In astonishing revelations today, it has been revealed that every country in the world is receiving different media reports, television pictures, and images from the Beijing Olympics. The distorted reports are targeting different markets with different results, thus making a mockery of the actual results.
In the USA, they have been convinced that Michael Phelps, for example, has secured several gold medals and world records. In fact, his performances were filmed over several months and stitched together into an incredible montage of unlikely success. But only in the United States, or in countries with no vested interest in swimming, is Phelps a hero. In downtown Sydney, they are celebrating the Australian male swimmers, who remarkably held-off the great Phelps in every event. Similarly, in Togo, while they celebrate their first Olympic medal ever, a bronze in kayaking, Somalia, Mozambique, and Senegal were all celebrating the exact same triumph for the same event, thanks to digital wizardry.
“We just altered the jersey of the winning competitor digitally and in real time,” stated Olympic organiser Lei Ping. “It was very easy to do in an obscure sport like white-water kayaking. Equally, can anybody recognise individual swimmers from 30 metres away? I don’t think so.”
Justifying the subterfuge, Mr. Ping added, “For the enhancement of the great Chinese country, it behoves us to bestow joy and great celebrations on as many competing countries as possible. It is all in the desire to please and host a successful Olympics.”

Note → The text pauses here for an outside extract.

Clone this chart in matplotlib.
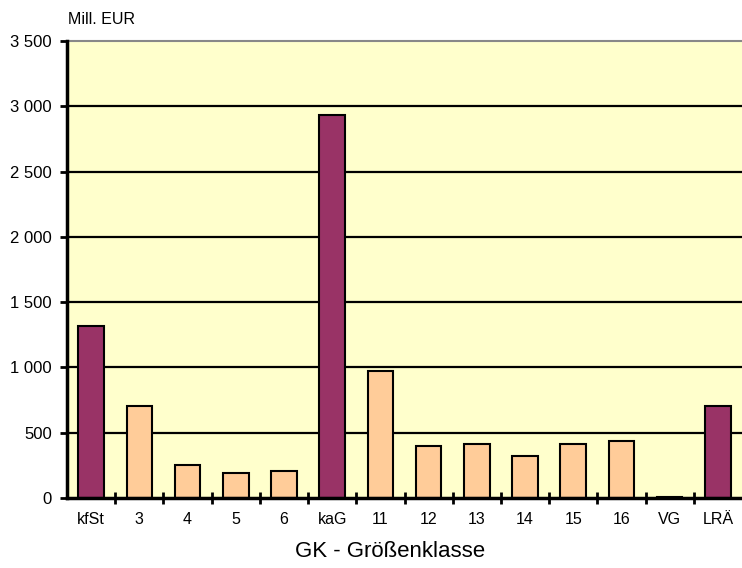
import matplotlib
matplotlib.use("Agg")
import matplotlib.pyplot as plt
from matplotlib.ticker import FixedLocator, FuncFormatter
import numpy as np

# Daten (Mill. EUR je Größenklasse)
categories = ["kfSt", "3", "4", "5", "6", "kaG", "11", "12", "13", "14", "15", "16", "VG", "LRÄ"]
values = [1320, 705, 250, 195, 205, 2930, 975, 400, 410, 325, 415, 440, 10, 705]
highlight = ["kfSt", "kaG", "LRÄ"]

purple = "#993366"
peach = "#FFCC99"
bg = "#FFFFCC"

plt.rcParams['font.family'] = ['Liberation Sans', 'DejaVu Sans']

fig = plt.figure(figsize=(7.42, 5.68), dpi=100)
ax = fig.add_axes([0.0903, 0.1232, 0.9097, 0.8046])
ax.set_facecolor(bg)

x = np.arange(len(categories))
colors = [purple if c in highlight else peach for c in categories]
ax.bar(x, values, width=0.53, color=colors, edgecolor="black", linewidth=1.5, zorder=3)

ax.set_xlim(-0.5, len(categories) - 0.5)
ax.set_ylim(0, 3500)

# Gitterlinien
yt = np.arange(0, 3501, 500)
ax.yaxis.set_major_locator(FixedLocator(yt))
ax.yaxis.set_major_formatter(FuncFormatter(lambda v, p: f"{int(v):,}".replace(",", " ")))
for v in yt[1:-1]:
    ax.axhline(v, color="black", linewidth=1.6, zorder=1)

ax.spines['left'].set_linewidth(2.5)
ax.spines['bottom'].set_linewidth(2.5)
ax.spines['top'].set_color("#888888")
ax.spines['top'].set_linewidth(1.5)
ax.spines['right'].set_visible(False)
for s in ['left', 'bottom']:
    ax.spines[s].set_zorder(4)

ax.tick_params(axis='y', direction='out', length=5, width=2, labelsize=12, pad=6)

# x: Striche an den Klassengrenzen, Beschriftung mittig
ax.set_xticks(x)
ax.set_xticklabels(categories, fontsize=11.5)
ax.tick_params(axis='x', which='major', length=0, pad=10)
ax.set_xticks(np.arange(0.5, len(categories) - 0.5, 1), minor=True)
ax.tick_params(axis='x', which='minor', direction='inout', length=9, width=2)

ax.text(0.002, 1.03, "Mill. EUR", transform=ax.transAxes, fontsize=11.5, ha='left', va='bottom')
ax.set_xlabel("GK - Größenklasse", fontsize=16)
ax.xaxis.set_label_coords(0.478, -0.095)

fig.savefig("out.png", dpi=100)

Quite how they will handle the 100m sprinting is debatable, but in leaks to this blogger it has been revealed that there will be at least five gold medal winners, six silvers, and up to a dozen bronzes. (However, the GB runner will come in a galant seventh, which is all the nation expects.) How is this to be accomplished? Simple. Digitally-enhanced images can be skillfully developed for each individual runner in advance. The real race is run, but the images and results are manipulated on the fly by software and it all happens too quickly for anybody to notice. The results are then distributed to the target audiences. In Asia, a blindingly fast Saudi Arabian runner steals a bronze, in South America two Brazilians get medals, while in the USA market, nothing less than a full haul of three medals will suffice. When asked whether the ruse will be discovered, the organisers remained non-plussed. “How often will Americans watch anything other than NBC for their Olympic coverage? How closely will they scrutinise the foreign media? And, how interested are NBC in telling them the disappointing news, if a Jamaican actually wins the race?”, said a spokesman.

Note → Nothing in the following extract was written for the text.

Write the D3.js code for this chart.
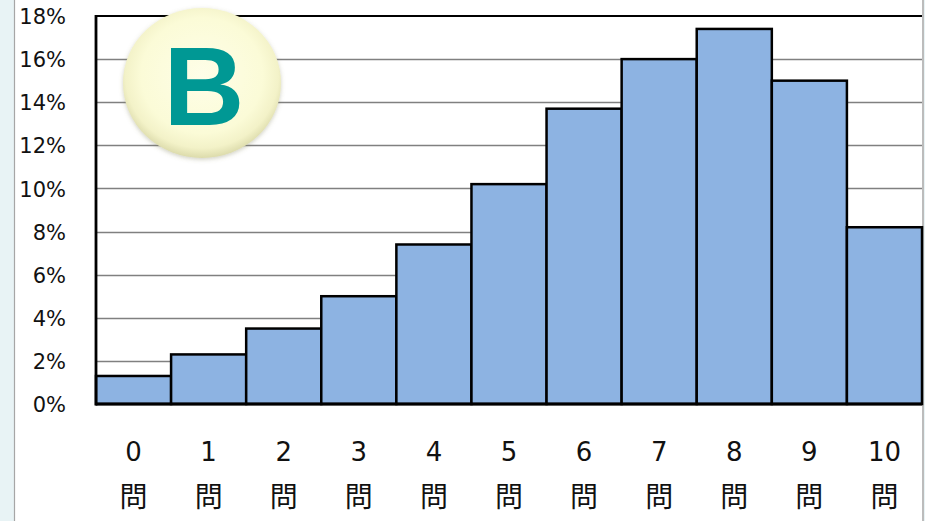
<!DOCTYPE html>
<html>
<head>
<meta charset="utf-8">
<script src="https://cdn.jsdelivr.net/npm/d3@7"></script>
<style>
  html, body { margin: 0; padding: 0; background: #ffffff; }
  svg { display: block; }
</style>
</head>
<body>
<svg id="chart" width="925" height="521"></svg>
<script>
// Share of examinees by number of correct answers (percent)
const categories = ["0", "1", "2", "3", "4", "5", "6", "7", "8", "9", "10"];
const unitLabel = "問";
const shares = [1.3, 2.3, 3.5, 5.0, 7.4, 10.2, 13.7, 16.0, 17.4, 15.0, 8.2];
const yTicks = [0, 2, 4, 6, 8, 10, 12, 14, 16, 18];
const badgeText = "B";

const W = 925, H = 521;
const plot = { left: 96, right: 922, top: 16, bottom: 404 };

const svg = d3.select("#chart");

const x = d3.scaleBand().domain(categories).range([plot.left, plot.right]).padding(0);
const y = d3.scaleLinear().domain([0, 18]).range([plot.bottom, plot.top]);

// page frame: tinted margin on the left, thin borders on both sides
svg.append("rect").attr("x", 0).attr("y", 0).attr("width", 14).attr("height", H).attr("fill", "#e8f3f5");
svg.append("line").attr("x1", 14.5).attr("x2", 14.5).attr("y1", 0).attr("y2", H)
  .attr("stroke", "#a6a6a6").attr("stroke-width", 1.2);
svg.append("line").attr("x1", 923).attr("x2", 923).attr("y1", 0).attr("y2", H)
  .attr("stroke", "#a6a6a6").attr("stroke-width", 1.5);
svg.append("rect").attr("x", 924).attr("y", 0).attr("width", 1).attr("height", H).attr("fill", "#e8f3f5");

// horizontal gridlines
svg.append("g").selectAll("line")
  .data(yTicks.filter(t => t > 0 && t < 18))
  .join("line")
  .attr("x1", plot.left).attr("x2", plot.right)
  .attr("y1", d => Math.round(y(d)) + 0.5).attr("y2", d => Math.round(y(d)) + 0.5)
  .attr("stroke", "#808080").attr("stroke-width", 1.4);

// top border of the plot area
svg.append("line")
  .attr("x1", plot.left).attr("x2", plot.right)
  .attr("y1", y(18)).attr("y2", y(18))
  .attr("stroke", "#000").attr("stroke-width", 2.2);

// bars
svg.append("g").selectAll("rect")
  .data(shares)
  .join("rect")
  .attr("x", (d, i) => x(categories[i]))
  .attr("y", d => y(d))
  .attr("width", x.bandwidth())
  .attr("height", d => y(0) - y(d))
  .attr("fill", "#8db3e2")
  .attr("stroke", "#000")
  .attr("stroke-width", 2.5);

// axis lines
svg.append("line").attr("x1", plot.left).attr("x2", plot.left)
  .attr("y1", plot.top - 1).attr("y2", plot.bottom + 1.5)
  .attr("stroke", "#000").attr("stroke-width", 2.8);
svg.append("line").attr("x1", plot.left).attr("x2", plot.right)
  .attr("y1", plot.bottom).attr("y2", plot.bottom)
  .attr("stroke", "#000").attr("stroke-width", 2.8);

// y axis labels
const yAxis = d3.axisLeft(y).tickValues(yTicks).tickFormat(d => d + "%").tickSize(0).tickPadding(30);
const gy = svg.append("g").attr("transform", `translate(${plot.left},0)`).call(yAxis);
gy.select(".domain").remove();
gy.selectAll("text")
  .attr("font-family", "'DejaVu Sans', Verdana, sans-serif")
  .attr("font-size", 21)
  .attr("fill", "#111")
  .attr("dy", "0.36em");

// x axis labels: number on the first row, unit on the second
const xLabels = svg.append("g").selectAll("g")
  .data(categories)
  .join("g")
  .attr("transform", d => `translate(${x(d) + x.bandwidth() / 2},0)`);
xLabels.append("text")
  .attr("y", 452)
  .attr("dy", "0.36em")
  .attr("text-anchor", "middle")
  .attr("font-family", "'DejaVu Sans', Verdana, sans-serif")
  .attr("font-size", 26)
  .attr("fill", "#111")
  .text(d => d);
xLabels.append("text")
  .attr("y", 497)
  .attr("dy", "0.36em")
  .attr("text-anchor", "middle")
  .attr("font-family", "'Noto Sans CJK JP', sans-serif")
  .attr("font-size", 28)
  .attr("fill", "#111")
  .text(unitLabel);

// round badge with the grade letter
const defs = svg.append("defs");
const grad = defs.append("radialGradient").attr("id", "badgeFill")
  .attr("cx", "50%").attr("cy", "45%").attr("r", "55%");
grad.append("stop").attr("offset", "0%").attr("stop-color", "#fefee8");
grad.append("stop").attr("offset", "70%").attr("stop-color", "#fbfbd7");
grad.append("stop").attr("offset", "88%").attr("stop-color", "#f3f2c8");
grad.append("stop").attr("offset", "100%").attr("stop-color", "#dcdbab");
const shadow = defs.append("filter").attr("id", "badgeShadow")
  .attr("x", "-20%").attr("y", "-20%").attr("width", "140%").attr("height", "140%");
shadow.append("feDropShadow").attr("dx", 0).attr("dy", 1.5).attr("stdDeviation", 2)
  .attr("flood-color", "#7a7a50").attr("flood-opacity", 0.35);

const badge = svg.append("g").attr("transform", "translate(202,83)");
badge.append("ellipse")
  .attr("rx", 79).attr("ry", 75)
  .attr("fill", "url(#badgeFill)")
  .attr("filter", "url(#badgeShadow)");
badge.append("text")
  .attr("x", 2).attr("y", 42)
  .attr("text-anchor", "middle")
  .attr("font-family", "'Liberation Sans', Arial, sans-serif")
  .attr("font-weight", "bold")
  .attr("font-size", 112)
  .attr("fill", "#009894")
  .text(badgeText);
</script>
</body>
</html>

Other sports are beginning to take an interest. Fifa President Sepp Blatter, bemoaning soccer’s inability to award more than one World Cup every four years, and generally only to Italy, Brazil, or France, has stated his intention of having multiple winners of the next tournament. In 2010, there will be four winners, one each from Africa, Europe, South America, and Asia. By 2018, the intention is to convince a world audience that their country, and their country only, won the World Cup. Sponsors are delighted, because audiences will be boosted world-wide. Meanwhile, coaches get to keep their jobs, players get feted like heroes everywhere they go, and clubs get to plug their players across the world. Audiences will doubtless suspect something is up when their Brazilian neighbour celebrates equally as hard as his Italian or Dutch neighbours, but who’ll be bothered to notice when the whole world is happy?